After evaluating several alternatives, Unkey decided to go with Restate because of the following benefits:

  • Ease of local development and self-hosting thanks to Restate’s single-binary deployment (no additional dependencies such as databases)
  • Services/workflows don’t need to run on workers managed by Restate and can run anywhere
  • Lightweight, as opposed to competitors
  • Great SDK experience with support for Go
  • Helpful, responsive support team

Switching to Restate went smoothly. Unkey’s internal step execution logic mapped directly to Restate’s programming model:

It was a pretty small change and required no re-architecting. We just exchanged all of our internal run functions with restate.run and it mostly just worked.

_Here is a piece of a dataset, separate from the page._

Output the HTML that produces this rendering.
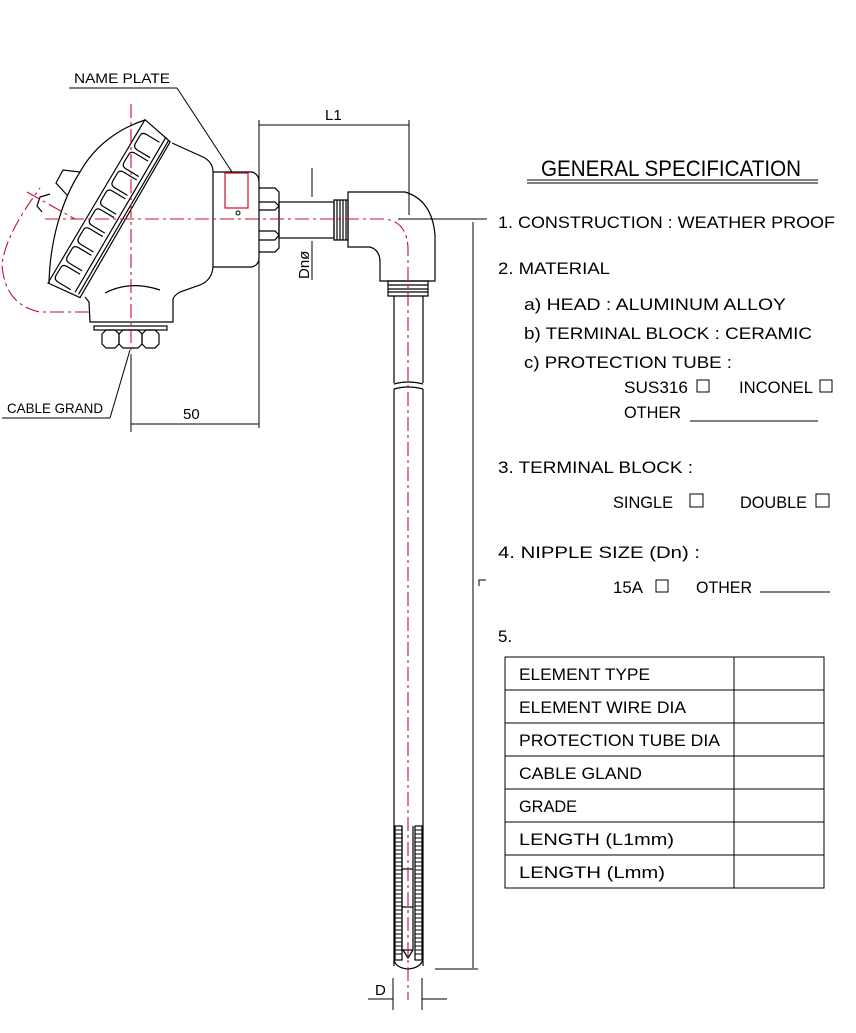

-- Andreas Thomas - CTO Unkey

The Results

Unkey now uses a variety of Restate features to implement durable deployment workflows, including:

  • Durable Execution: Replaced custom step-tracking and retry logic.
  • Workflows: For managing stateful deployments and handling infrastructure provisioning, which involves gluing together various APIs that can be fragile.
  • Durable Promises: To durably handle external events like notifications when an S3 upload is complete.
  • Virtual Objects: For concurrency control and serializing critical deployment actions, like switching domains to point to a new deployment, rolling back changes, or promoting deployments to production.

Domain switching during deployment should never happen in parallel. With virtual objects, it’s serialized automatically. Even if a user rage-clicks, only one switch happens. I didn’t have to build any of that logic myself — I just said ‘that’s a virtual object now,’ and it came out of the box.

-- Andreas Thomas - CTO Unkey

Now that they got a taste of what Restate can do, they are seeing more and more use cases for it. For example, they are looking at using Restate to implement a time-delayed deletion system for projects, such as marking a project for deletion and scheduling the actual delete operation for three days later, with the option to cancel.

With Restate, I can schedule something to happen in three days and cancel it easily if needed. Suddenly all kinds of use cases pop up once you already have a workflow engine.

-- Andreas Thomas - CTO Unkey